Rare gauge between Super 8 and 16mm—narrower stock, longer runtime than Super 8, sharper grain. Niche in art film and archive transfers; virtually extinct in modern production.
28mm film occupies a peculiar gray area between established formats. Today, you'll practically only find it in specialized archives or with artists consciously experimenting with analog material. The format was never an industry standardization; it arose more from pragmatic reasons: film manufacturers needed a medium between Super 8 (too grainy, too short running time) and 16mm (too expensive, too bulky for many applications). The 28mm width allowed for longer running times than Super 8, while simultaneously offering better optical quality and more manageable equipment than 16mm.
Practically irrelevant on set or in editing today—those shooting analog now either choose Super 8 (aesthetics, cost-effectiveness, nostalgia) or jump directly to 16mm (professional standards, better archival quality). You'll primarily find 28mm material in film museums or during the restoration of older sub-standard films from the 1960s and 1970s. Its perforations differ from Super 8, and the spools are not compatible with standard projectors. This makes digitization expensive and complex.
Anyone still working with 28mm—for example, in an experimental context or with found footage projects—must rely on specialized labs. The graininess falls between Super 8 and 16mm; under magnification, it shows significantly more texture than Super 8, but not the fineness of 16mm material. Color negatives from this era may have developed color casts; preservation is fragile. Those digitizing such material should work with high optical resolution—at least a 2K scan, preferably 4K—to optimally utilize the marginal image sharpness.
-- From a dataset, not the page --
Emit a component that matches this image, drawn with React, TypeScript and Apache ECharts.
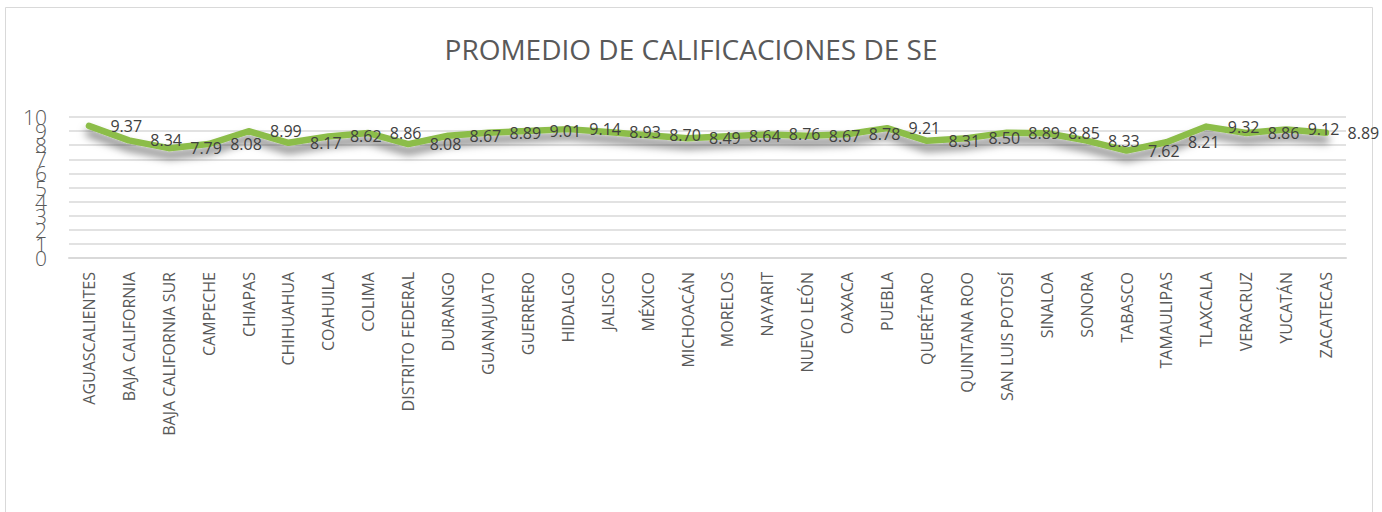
import React, { useEffect, useRef } from "react";
import * as echarts from "echarts";

const TITLE = "PROMEDIO DE CALIFICACIONES DE SE";

const states: string[] = [
  "AGUASCALIENTES", "BAJA CALIFORNIA", "BAJA CALIFORNIA SUR", "CAMPECHE", "CHIAPAS",
  "CHIHUAHUA", "COAHUILA", "COLIMA", "DISTRITO FEDERAL", "DURANGO", "GUANAJUATO",
  "GUERRERO", "HIDALGO", "JALISCO", "MÉXICO", "MICHOACÁN", "MORELOS", "NAYARIT",
  "NUEVO LEÓN", "OAXACA", "PUEBLA", "QUERÉTARO", "QUINTANA ROO", "SAN LUIS POTOSÍ",
  "SINALOA", "SONORA", "TABASCO", "TAMAULIPAS", "TLAXCALA", "VERACRUZ", "YUCATÁN",
  "ZACATECAS",
];

const promedios: number[] = [
  9.37, 8.34, 7.79, 8.08, 8.99, 8.17, 8.62, 8.86, 8.08, 8.67, 8.89,
  9.01, 9.14, 8.93, 8.70, 8.49, 8.64, 8.76, 8.67, 8.78, 9.21, 8.31,
  8.50, 8.89, 8.85, 8.33, 7.62, 8.21, 9.32, 8.86, 9.12, 8.89,
];

const yMin = 0;
const yMax = 10;
const yStep = 1;

export default function App() {
  const ref = useRef<HTMLDivElement>(null);
  useEffect(() => {
    if (!ref.current) return;
    const chart = echarts.init(ref.current, undefined, { renderer: "svg" });
    const font = "'Open Sans', sans-serif";
    const yLabelBase = {
      margin: 22,
      showMinLabel: true,
      showMaxLabel: true,
      hideOverlap: false,
      fontFamily: font,
      fontSize: 21,
      fontWeight: 300,
      color: "#595959",
    };
    const yBase = {
      type: "value",
      min: yMin,
      max: yMax,
      interval: yStep,
      position: "left",
      axisLine: { show: false },
      axisTick: { show: false },
    };
    chart.setOption({
      animation: false,
      backgroundColor: "#ffffff",
      title: {
        text: TITLE,
        left: "center",
        top: 30,
        textStyle: { fontFamily: font, fontSize: 28, fontWeight: "normal", color: "#595959" },
      },
      graphic: [
        {
          type: "rect",
          shape: { x: 5.5, y: 7.5, width: 1367, height: 520 },
          style: { fill: "none", stroke: "#d9d9d9", lineWidth: 1 },
          silent: true,
          z: -1,
        },
      ],
      grid: { left: 69, right: 36, top: 117, bottom: 254, containLabel: false },
      xAxis: {
        type: "category",
        data: states,
        boundaryGap: true,
        axisLine: { show: true, lineStyle: { color: "#d9d9d9", width: 2 } },
        axisTick: { show: false },
        axisLabel: {
          rotate: 90,
          interval: 0,
          margin: 14,
          fontFamily: font,
          fontSize: 16,
          color: "#595959",
        },
      },
      yAxis: [
        {
          ...yBase,
          splitLine: { lineStyle: { color: "#d9d9d9", width: 1.5 } },
          axisLabel: {
            ...yLabelBase,
            formatter: (v: number) => (Math.round(v) % 2 === 0 ? String(v) : ""),
          },
        },
        {
          ...yBase,
          splitLine: { show: false },
          axisLabel: {
            ...yLabelBase,
            formatter: (v: number) => (Math.round(v) % 2 === 1 ? String(v) : ""),
          },
        },
      ],
      series: [
        {
          type: "line",
          data: promedios,
          symbol: "circle",
          symbolSize: 1,
          showSymbol: true,
          itemStyle: { color: "rgba(0,0,0,0)", borderWidth: 0 },
          smooth: false,
          lineStyle: {
            color: "#8cbd4a",
            width: 6.5,
            cap: "round",
            join: "round",
            shadowColor: "rgba(0,0,0,0.55)",
            shadowBlur: 8,
            shadowOffsetY: 7,
          },
          labelLayout: { hideOverlap: false },
          label: {
            show: true,
            position: "right",
            distance: 21,
            formatter: (p: any) => Number(p.value).toFixed(2),
            fontFamily: font,
            fontSize: 16,
            color: "#404040",
          },
        },
      ],
    });
    return () => chart.dispose();
  }, []);
  return (
    <div
      ref={ref}
      style={{ position: "absolute", left: 0, top: 0, width: 1382, height: 512 }}
    />
  );
}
In the context of sub-standard film archaeology and artistic practice, 28mm is experiencing a small renaissance: artists appreciate the format's "in-between" status as a metaphor and its material fragments as a visual statement. Technically, however, it's an anachronism. Those who want to work with an analog aesthetic today use Super 8 or switch to digitally simulated looks—28mm remains both a curiosity and a restoration challenge.